We simplified everything. We had a two-car garage that we could perform in. We had some friends who liked to come laugh at our hi-jinks. We had some costumes. We had some wigs. We wrote more scripts. We had that guy crashing on our couch do some acting to help us out. We found school desks, abandoned roadside furniture and old van seats to use as seating. We put the back row up on cement blocks, so they could see over the front row. We christened our garage, “The Woodfin Theater Shack,” but everyone just called it “The Shed.” We had no budget. But we had beer and comedy for free. People started coming. We could seat 23 and we did two shows so everyone could sit and watch what we did. Show times varied…it was free after all. People didn’t mind. They still came. In December we brought blankets so no one had to shiver too much. We didn’t advertise. We liked being mysterious. A guy from the newspaper came to interview us. We told him not to give away our location. More people told other people. Those people brought their friends out of sheer curiosity and hipster necessity. Parking was suddenly at a premium. The police came to call. The neighbors complained. Our perfect little punk rock theater had grown too popular. Our yard was full of people watching the show through the garage windows. We didn’t know most of these people. We had to rethink our style again.

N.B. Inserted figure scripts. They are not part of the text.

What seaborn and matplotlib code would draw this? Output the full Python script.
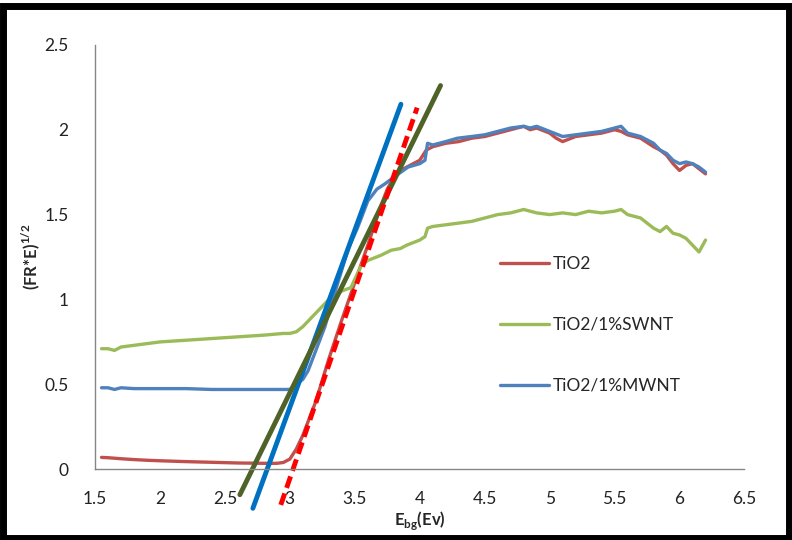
import matplotlib
matplotlib.use("Agg")
import matplotlib.pyplot as plt
import seaborn as sns
import pandas as pd
from matplotlib.patches import Rectangle

# ---------------- data ----------------
tio2_x = [1.55, 1.6, 1.7, 1.8, 1.9, 2.0, 2.2, 2.4, 2.6, 2.8, 2.9, 2.95, 3.0, 3.05, 3.1, 3.2, 3.3,
          3.4, 3.5, 3.6, 3.7, 3.75, 3.8, 3.85, 3.9, 3.95, 4.0, 4.05, 4.1, 4.2, 4.3, 4.4, 4.5,
          4.6, 4.7, 4.75, 4.8, 4.85, 4.9, 5.0, 5.05, 5.1, 5.2, 5.3, 5.4, 5.5, 5.55, 5.6, 5.7,
          5.8, 5.85, 5.9, 5.95, 6.0, 6.05, 6.1, 6.15, 6.2]
tio2_y = [0.07, 0.068, 0.062, 0.057, 0.053, 0.05, 0.045, 0.041, 0.037, 0.035, 0.035, 0.04, 0.06, 0.12,
          0.2, 0.4, 0.65, 0.88, 1.1, 1.32, 1.55, 1.65, 1.72, 1.76, 1.78, 1.8, 1.82, 1.88, 1.9,
          1.92, 1.93, 1.95, 1.96, 1.98, 2.0, 2.01, 2.02, 2.0, 2.01, 1.98, 1.95, 1.93, 1.96,
          1.97, 1.98, 2.0, 1.99, 1.97, 1.95, 1.9, 1.88, 1.85, 1.8, 1.76, 1.79, 1.8, 1.77, 1.74]

swnt_x = [1.55, 1.6, 1.65, 1.7, 1.8, 1.9, 2.0, 2.2, 2.4, 2.6, 2.8, 2.95, 3.0, 3.05, 3.1, 3.15, 3.2,
          3.3, 3.4, 3.47, 3.5, 3.55, 3.6, 3.7, 3.78, 3.85, 3.9, 4.0, 4.04, 4.06, 4.1, 4.2, 4.3,
          4.4, 4.5, 4.6, 4.7, 4.8, 4.85, 4.9, 5.0, 5.1, 5.2, 5.3, 5.4, 5.5, 5.55, 5.6, 5.7, 5.75,
          5.8, 5.85, 5.9, 5.95, 6.0, 6.05, 6.1, 6.15, 6.2]
swnt_y = [0.71, 0.71, 0.7, 0.72, 0.73, 0.74, 0.75, 0.76, 0.77, 0.78, 0.79, 0.8, 0.8, 0.81, 0.84,
          0.88, 0.92, 1.0, 1.05, 1.07, 1.12, 1.2, 1.23, 1.26, 1.29, 1.3, 1.32, 1.35, 1.37, 1.42,
          1.43, 1.44, 1.45, 1.46, 1.48, 1.5, 1.51, 1.53, 1.52, 1.51, 1.5, 1.51, 1.5, 1.52, 1.51,
          1.52, 1.53, 1.5, 1.48, 1.45, 1.42, 1.4, 1.43, 1.39, 1.38, 1.36, 1.32, 1.28, 1.35]

mwnt_x = [1.55, 1.6, 1.65, 1.7, 1.8, 2.0, 2.2, 2.4, 2.6, 2.8, 2.95, 3.0, 3.05, 3.1, 3.14, 3.2, 3.27,
          3.35, 3.45, 3.52, 3.6, 3.67, 3.73, 3.8, 3.91, 4.0, 4.04, 4.06, 4.1, 4.2, 4.29, 4.4,
          4.5, 4.6, 4.7, 4.8, 4.85, 4.9, 5.0, 5.1, 5.2, 5.3, 5.4, 5.5, 5.55, 5.6, 5.7, 5.8,
          5.85, 5.9, 5.95, 6.0, 6.05, 6.1, 6.15, 6.2]
mwnt_y = [0.48, 0.48, 0.47, 0.48, 0.475, 0.475, 0.475, 0.47, 0.47, 0.47, 0.47, 0.47, 0.5, 0.53,
          0.58, 0.7, 0.84, 1.05, 1.3, 1.42, 1.58, 1.65, 1.68, 1.72, 1.78, 1.8, 1.82, 1.92,
          1.91, 1.93, 1.95, 1.96, 1.97, 1.99, 2.01, 2.02, 2.01, 2.02, 1.99, 1.96, 1.97, 1.98,
          1.99, 2.01, 2.02, 1.98, 1.96, 1.92, 1.88, 1.86, 1.82, 1.8, 1.81, 1.8, 1.78, 1.75]

# tangent (extrapolation) lines: endpoints
tan_blue_x = [2.715, 3.855]
tan_blue_y = [-0.23, 2.15]
tan_green_x = [2.615, 4.16]
tan_green_y = [-0.15, 2.26]
tan_red_x = [2.93, 3.98]
tan_red_y = [-0.21, 2.13]

labels = ["TiO2", "TiO2/1%SWNT", "TiO2/1%MWNT"]
x_ticks = [1.5, 2, 2.5, 3, 3.5, 4, 4.5, 5, 5.5, 6, 6.5]
y_ticks = [0, 0.5, 1, 1.5, 2, 2.5]

# ---------------- style ----------------
sns.set_theme(style="white")
plt.rcParams["font.family"] = ["Lato", "DejaVu Sans"]
plt.rcParams["mathtext.fontset"] = "custom"
plt.rcParams["mathtext.rm"] = "Lato"
plt.rcParams["mathtext.bf"] = "Lato:bold"

fig = plt.figure(figsize=(7.92, 5.40), dpi=100)
ax = fig.add_axes([0.12, 0.131, 0.82, 0.786])

df = pd.concat([
    pd.DataFrame({"x": tio2_x, "y": tio2_y, "s": labels[0]}),
    pd.DataFrame({"x": swnt_x, "y": swnt_y, "s": labels[1]}),
    pd.DataFrame({"x": mwnt_x, "y": mwnt_y, "s": labels[2]}),
])
palette = {labels[0]: "#C0504D", labels[1]: "#9BBB59", labels[2]: "#4F81BD"}
sns.lineplot(data=df, x="x", y="y", hue="s", palette=palette, linewidth=2.4,
             ax=ax, sort=False, estimator=None)

sns.lineplot(x=tan_blue_x, y=tan_blue_y, ax=ax, color="#0070C0", linewidth=3.5,
             estimator=None, sort=False, clip_on=False, legend=False)
sns.lineplot(x=tan_green_x, y=tan_green_y, ax=ax, color="#4F6228", linewidth=3.5,
             estimator=None, sort=False, clip_on=False, legend=False)
sns.lineplot(x=tan_red_x, y=tan_red_y, ax=ax, color="#FF0000", linewidth=3.5,
             linestyle=(0, (2.5, 1.2)), estimator=None, sort=False, clip_on=False, legend=False)

ax.set_xlim(1.5, 6.5)
ax.set_ylim(0, 2.5)
ax.set_xticks(x_ticks)
ax.set_xticklabels([f"{t:g}" for t in x_ticks])
ax.set_yticks(y_ticks)
ax.set_yticklabels([f"{t:g}" for t in y_ticks])

for s in ["top", "right"]:
    ax.spines[s].set_visible(False)
for s in ["left", "bottom"]:
    ax.spines[s].set_color("#868686")
    ax.spines[s].set_linewidth(1.0)
ax.tick_params(axis="both", which="major", length=5, width=1.0, color="#868686",
               labelsize=12.5, labelcolor="#222222", direction="out")
ax.tick_params(axis="x", pad=11)
ax.tick_params(axis="y", pad=14)

ax.set_xlabel(r"E$_{\mathbf{bg}}$(Ev)", fontsize=12, fontweight="bold", labelpad=1)
ax.set_ylabel(r"(FR*E)$^{\mathbf{1/2}}$", fontsize=12, fontweight="bold", labelpad=2)

h, l = ax.get_legend_handles_labels()
ax.legend(h[:3], l[:3], loc="upper left", bbox_to_anchor=(0.6, 0.54), frameon=False,
          fontsize=12.5, labelspacing=2.6, handlelength=2.8, handletextpad=0.2)

fig.patches.append(Rectangle((0.004, 0.004), 0.992, 0.984, transform=fig.transFigure,
                             fill=False, edgecolor="black", linewidth=5, zorder=10))

fig.savefig("out.png", dpi=100)
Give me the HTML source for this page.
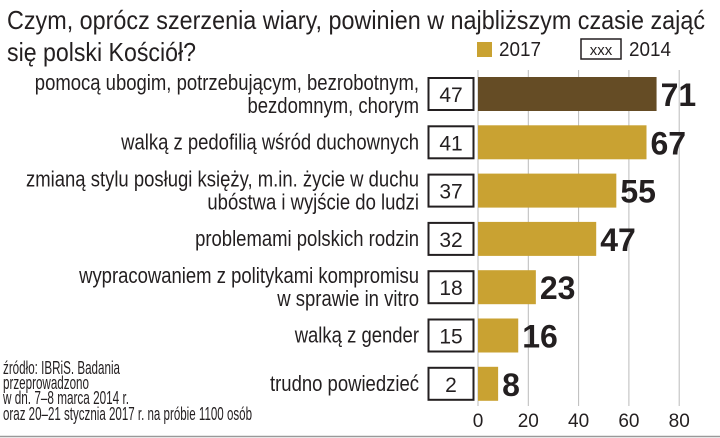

We auditioned people to help us. Very funny people. One of them even did film work and we were able to add film sketches to our repertoire. We wrote even more scripts. We were asked to perform regularly at a real theater. “The Shed” was now for rehearsals only. We bought more wigs. Hilarious wigs. We charged money for people to see us. We sold out. We sold out that theater and had to add more shows. We had to turn people away.
That year things changed some. Some of the original garage members left. We had more auditions to find more funny people. Great people. People who were really committed to the final product without getting paid. We also bought more wigs. We had to. Another sold out summer. A bigger venue this year. Every year the Chihuahuas get better. Tighter shows, more production value, and bigger crowds. Every year we have to work harder to make our ideas a reality, and every time we step on stage it’s worth it. There are those who still come to our shows who used to see us in “The Shed” for free. Hipster people who knew us when. They’ll tell you some good stories about the birth of the Chihuahuas in a two-car garage. Don’t taunt them, newbie, or you will regret it. For you will feel the wrath of the Chihuahuas.
We will leave teeny piles of poop in our wake. We will destroy your couch cushions. We will hump your leg at inappropriate times. We will do it all while wearing a horrible wig. We…are the Feral Chihuahuas.